“Consider the lilies of the field,” said the speaker at church one Sunday evening, a decade or more ago.
Church pews are not comfortable places to sit and my thoughts about lilies had not been those that Jesus of Nazareth might have wished to inspire. My thoughts about lilies had brought visions of banners at Orange Order marches on the Twelfth of July, banners adorned with bright orange blooms, or pictures of Easter 1916 and the blood and destruction at the GPO in Dublin. Lilies might have been neutral in First Century Palestine, but they could mean all sorts in Ireland.
“Forget the lilies,” I had thought, “try flowers instead”.

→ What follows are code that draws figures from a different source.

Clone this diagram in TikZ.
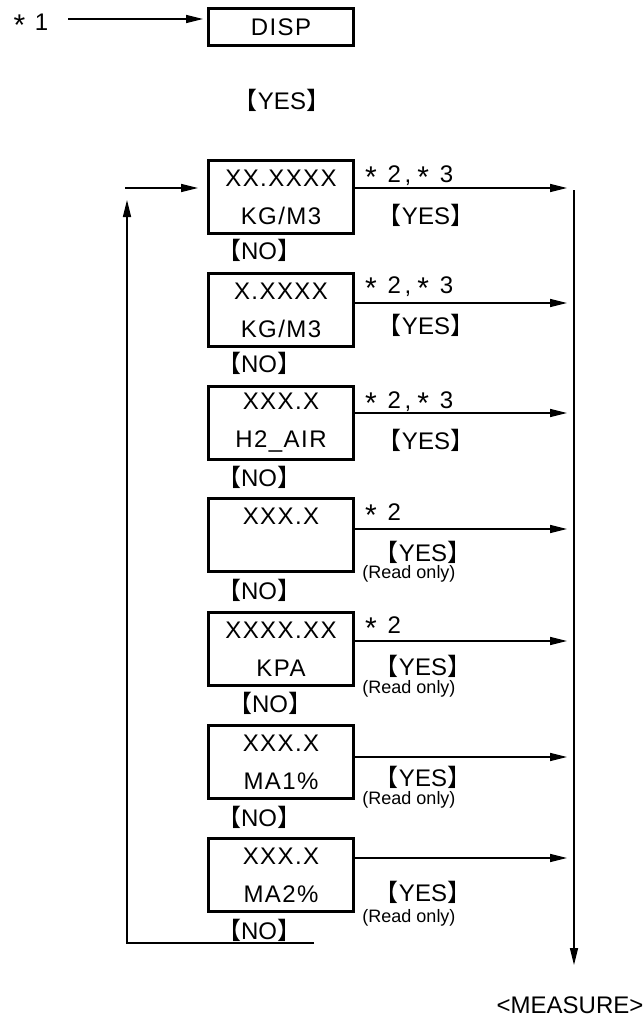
\documentclass[tikz,border=0pt]{standalone}
\usepackage{fontspec}
\setmainfont{Liberation Sans}
\newfontfamily\boxfont{Liberation Sans}[LetterSpace=6]
\newfontfamily\cjk{Noto Sans CJK JP}
\usetikzlibrary{arrows.meta}
\newcommand{\lbr}[1]{{\cjk 【}#1{\cjk 】}}
\newcommand{\mystar}{\raisebox{-5pt}{\fontsize{30}{30}\selectfont *}}
\newcommand{\startwo}{\mystar\hspace{0.45em}2\hspace{0.15em},\hspace{0.25em}\mystar\hspace{0.45em}3}
\tikzset{
  disp/.style={draw, line width=3pt, minimum width=145pt, minimum height=73pt,
    inner sep=0pt, align=center, font=\boxfont\fontsize{24}{38}\selectfont},
  lbl/.style={font=\fontsize{24}{27}\selectfont, inner sep=0pt},
  small/.style={font=\fontsize{18}{20}\selectfont, inner sep=0pt},
  flow/.style={line width=1.5pt, -{Triangle[length=17pt,width=8pt]}},
  line/.style={line width=1.5pt},
}
\begin{document}
\begin{tikzpicture}[x=1pt,y=-1pt]
\useasboundingbox (0,0) rectangle (642,1019);
\node[lbl] (s1) at (31,25) {\mystar\hspace{0.4em}1};
\node[disp, minimum height=37pt] (d) at (281,27) {DISP};
\coordinate (a1) at (68,19);
\draw[flow, shorten >=4pt] (a1) -- (a1 -| d.west);
\node[lbl] (y0) at (282,100) {\lbr{YES}};

\node[disp] (b1) at (281,197) {XX.XXXX\\KG/M3};
\node[disp] (b2) at (281,310) {X.XXXX\\KG/M3};
\node[disp] (b3) at (281,423) {XXX.X\\H2\_AIR};
\node[disp] (b4) at (281,535) {XXX.X\\\phantom{X}};
\node[disp] (b5) at (281,649) {XXXX.XX\\KPA};
\node[disp] (b6) at (281,762) {XXX.X\\MA1\%};
\node[disp] (b7) at (281,875) {XXX.X\\MA2\%};

\node[lbl] (n1) at (259,250) {\lbr{NO}};
\node[lbl] (n2) at (259,363) {\lbr{NO}};
\node[lbl] (n3) at (259,477) {\lbr{NO}};
\node[lbl] (n4) at (259,590) {\lbr{NO}};
\node[lbl] (n5) at (270,703) {\lbr{NO}};
\node[lbl] (n6) at (259,817) {\lbr{NO}};
\node[lbl] (n7) at (259,930) {\lbr{NO}};

\node[lbl, anchor=west] (k1) at (365,177) {\startwo};
\node[lbl, anchor=west] (k2) at (365,288) {\startwo};
\node[lbl, anchor=west] (k3) at (365,403) {\startwo};
\node[lbl, anchor=west] (k4) at (365,515) {\mystar\hspace{0.45em}2};
\node[lbl, anchor=west] (k5) at (365,628) {\mystar\hspace{0.45em}2};

\node[lbl] (y1) at (426,215) {\lbr{YES}};
\node[lbl] (y2) at (426,325) {\lbr{YES}};
\node[lbl] (y3) at (426,440) {\lbr{YES}};
\node[lbl] (y4) at (423,552) {\lbr{YES}};
\node[lbl] (y5) at (423,666) {\lbr{YES}};
\node[lbl] (y6) at (423,777) {\lbr{YES}};
\node[lbl] (y7) at (423,892) {\lbr{YES}};
\node[small] (r4) at (409,574) {(Read only)};
\node[small] (r5) at (409,689) {(Read only)};
\node[small] (r6) at (409,800) {(Read only)};
\node[small] (r7) at (409,918) {(Read only)};

\coordinate (rt) at (574,190);
\coordinate (rb) at (574,965);
\draw[flow, shorten >=7pt] (b1.east |- 0,188) -- (rt |- 0,188);
\draw[flow, shorten >=7pt] (b2.east |- 0,303) -- (rt |- 0,303);
\draw[flow, shorten >=7pt] (b3.east |- 0,413) -- (rt |- 0,413);
\draw[flow, shorten >=7pt] (b4.east |- 0,529) -- (rt |- 0,529);
\draw[flow, shorten >=7pt] (b5.east |- 0,641) -- (rt |- 0,641);
\draw[flow, shorten >=7pt] (b6.east |- 0,757) -- (rt |- 0,757);
\draw[flow, shorten >=7pt] (b7.east |- 0,858) -- (rt |- 0,858);
\draw[flow] (rt) -- (rb);
\node[lbl] (m) at (570,1005) {<MEASURE>};

\coordinate (en) at (125,188);
\draw[flow, shorten >=9pt] (en) -- (b1.west |- en);
\coordinate (le) at (314,943);
\coordinate (lb) at (127,943);
\draw[flow] (le) -- (lb) -- (lb |- 0,200);
\end{tikzpicture}
\end{document}
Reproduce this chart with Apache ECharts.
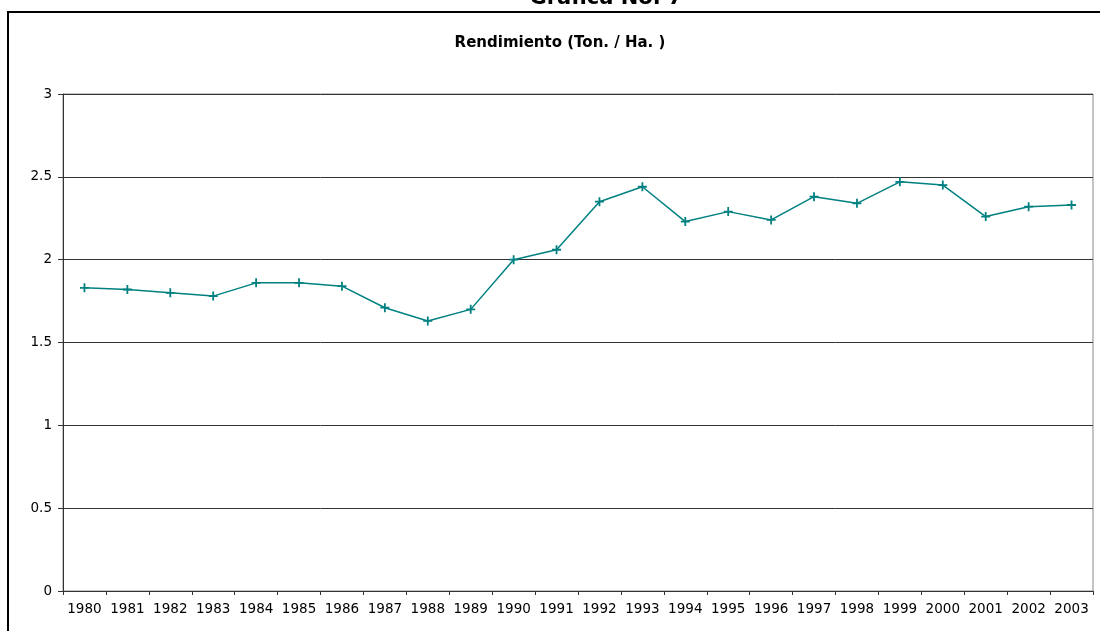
<!DOCTYPE html>
<html>
<head>
<meta charset="utf-8">
<script src="https://cdn.jsdelivr.net/npm/echarts@6/dist/echarts.min.js"></script>
<style>
html,body{margin:0;padding:0;background:#fff;}
#c{width:1100px;height:631px;}
</style>
</head>
<body>
<div id="c"></div>
<script>
var years = ['1980','1981','1982','1983','1984','1985','1986','1987','1988','1989','1990','1991','1992','1993','1994','1995','1996','1997','1998','1999','2000','2001','2002','2003'];
var rendimiento = [1.83,1.82,1.80,1.78,1.86,1.86,1.84,1.71,1.63,1.70,2.00,2.06,2.35,2.44,2.23,2.29,2.24,2.38,2.34,2.47,2.45,2.26,2.32,2.33];
var yTicks = [0, 0.5, 1, 1.5, 2, 2.5, 3];

var chart = echarts.init(document.getElementById('c'), null, {renderer:'canvas'});
var font = '"DejaVu Sans", sans-serif';
chart.setOption({
  animation:false,
  backgroundColor:'#fff',
  graphic:[
    {type:'rect', shape:{x:8, y:12, width:1200, height:700}, style:{fill:'none', stroke:'#000', lineWidth:2}, z:-1},
    {type:'text', x:606, y:9, style:{text:'Grafica No. 7', font:'bold 21px '+font, fill:'#000', textAlign:'center', textVerticalAlign:'bottom'}},
    {type:'text', x:560, y:43, style:{text:'Rendimiento (Ton. / Ha. )', font:'bold 15px '+font, fill:'#000', textAlign:'center', textVerticalAlign:'middle'}}
  ],
  grid:{left:63, right:7, top:94, bottom:40, show:true, borderColor:'#888', borderWidth:1},
  xAxis:{
    type:'category', data:years, boundaryGap:true,
    axisLine:{lineStyle:{color:'#333', width:1}},
    axisTick:{show:true, length:4, lineStyle:{color:'#333'}},
    axisLabel:{color:'#000', fontFamily:font, fontSize:13.5, margin:11, interval:0}
  },
  yAxis:{
    type:'value', min:yTicks[0], max:yTicks[yTicks.length-1], interval:0.5,
    axisLine:{show:true, lineStyle:{color:'#333', width:1}},
    axisTick:{show:true, length:5, lineStyle:{color:'#333'}},
    axisLabel:{color:'#000', fontFamily:font, fontSize:13.5, margin:11},
    splitLine:{show:true, lineStyle:{color:'#333', width:1}}
  },
  series:[{
    type:'line', data:rendimiento,
    symbol:'path://M4,0 L6,0 L6,4 L10,4 L10,6 L6,6 L6,10 L4,10 L4,6 L0,6 L0,4 L4,4 Z',
    symbolSize:9, showSymbol:true,
    lineStyle:{color:'#008080', width:1.5},
    itemStyle:{color:'#008080'}
  }]
});
</script>
</body>
</html>
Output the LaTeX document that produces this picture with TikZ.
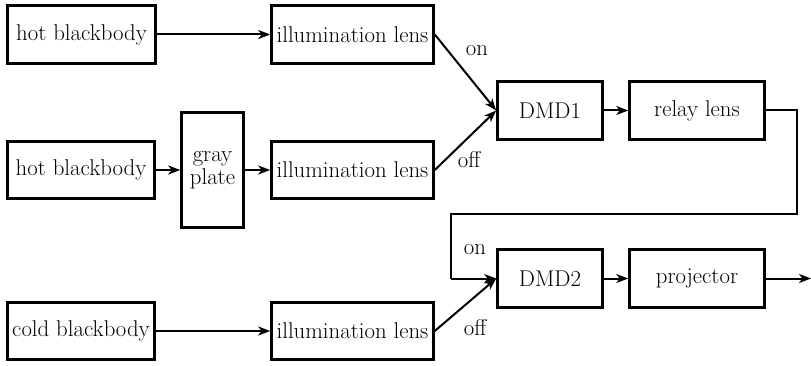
\documentclass[tikz,border=0pt]{standalone}
\usetikzlibrary{arrows.meta}
\begin{document}
\begin{tikzpicture}[x=1pt,y=-1pt,
  blk/.style={draw,line width=2.6pt,inner sep=0pt,align=center,
    font=\fontsize{22.8}{23}\selectfont},
  lbl/.style={inner sep=0pt,font=\fontsize{22.8}{23}\selectfont},
  flow/.style={line width=2pt,-{Stealth[length=12pt,width=9pt,inset=3.5pt]}},
  wire/.style={line width=2pt}]
\useasboundingbox (0,0) rectangle (811,366);
% sources and optics
\node[blk,minimum width=148pt,minimum height=58pt] (hb1) at (81.5,34.5) {hot blackbody};
\node[blk,minimum width=162pt,minimum height=58pt] (il1) at (352.5,34.5) {illumination lens};
\node[blk,minimum width=147pt,minimum height=57pt] (hb2) at (81,170) {hot blackbody};
\node[blk,minimum width=62pt,minimum height=115pt] (gp) at (212.5,170) {gray\\[0pt]plate};
\node[blk,minimum width=162pt,minimum height=57pt] (il2) at (352.5,170) {illumination lens};
\node[blk,minimum width=147pt,minimum height=57pt] (cb) at (81,331) {cold blackbody};
\node[blk,minimum width=162pt,minimum height=57pt] (il3) at (352.5,331) {illumination lens};
% modulators and output
\node[blk,minimum width=105pt,minimum height=58pt] (dmd1) at (550,110.5) {DMD1};
\node[blk,minimum width=135pt,minimum height=58pt] (relay) at (697,110.5) {relay lens};
\node[blk,minimum width=105pt,minimum height=58pt] (dmd2) at (550,278.5) {DMD2};
\node[blk,minimum width=135pt,minimum height=58pt] (proj) at (697,278.5) {projector};
% routing points
\coordinate (r1) at (797,110.5);
\coordinate (r2) at (797,214);
\coordinate (r3) at (451,214);
\coordinate (r4) at (451,278.5);
\coordinate (out) at (811,278.5);
% connectors
\draw[flow] (hb1) -- (il1);
\draw[flow] (hb2) -- (gp.west |- hb2.east);
\draw[flow] (gp.east |- il2.west) -- (il2);
\draw[flow] (cb) -- (il3);
\draw[flow] (il1.east) -- (dmd1.west);
\draw[flow] (il2.east) -- (dmd1.west);
\draw[flow] (dmd1) -- (relay);
\draw[wire] (relay.east) -- (r1) -- (r2) -- (r3) -- (r4);
\draw[flow] (r4) -- (dmd2.west);
\draw[flow] (il3.east) -- (dmd2.west);
\draw[flow] (dmd2) -- (proj);
\draw[flow] (proj) -- (out);
% mirror state labels
\node[lbl] (on1) at (477,51) {on};
\node[lbl] (off1) at (469,160) {off};
\node[lbl] (on2) at (475,250) {on};
\node[lbl] (off2) at (475,328) {off};
\end{tikzpicture}
\end{document}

“Consider the flowers of the field.”
The tune of Flowers of the Forest came to mind; the lament played by a piper to recall the Scottish dead at the Battle of Flodden in 1513. Thoughts of the lament were followed by thoughts of the song Green Fields of France, inspired by the slaughter of the Western Front, which asks if the pipes played the Flowers of the Forest, and then Joan Baez singing Where have all the flowers gone? None of which were really very helpful to peaceful contemplation.
Flowers wouldn’t do at all.
We had young trees planted in our garden in the summer, three white birches. They seemed much better suited to quiet reflection.
Consider the white birches of the field? Well, consider the white birch outside my window. It’s very thin and frail and I asked the gardener should it not have a stake alongside it.
“No”, he said, “it will bend in the wind and that will drive the roots deep”. A comment which had within it the seeds of thoughts about adversity creating depth. But it wasn’t the picture of the tree swaying in the wind that came to mind, it was the picture of the bag of dried farmyard manure the gardener dug into the soil before planting the tree. Maybe growth always comes through pushing through the waste and decay all around, maybe even the best flowers come from the greatest waste.
A decade on from that Sunday evening, a visit to a garden centre brought an encounter with preparations for the coming spring. Extensive ranges of packets of seeds were on sale, every vegetable seemed to come in numerous varieties. There was an abundance of choice for anyone who might choose to grow carrots. In the short days of midwinter, when colder days are threatened, the seeds seemed a declaration of the triumph of light and hope over darkness and decay.
“Consider the carrot seeds,” might be an appropriate opening line for a preacher.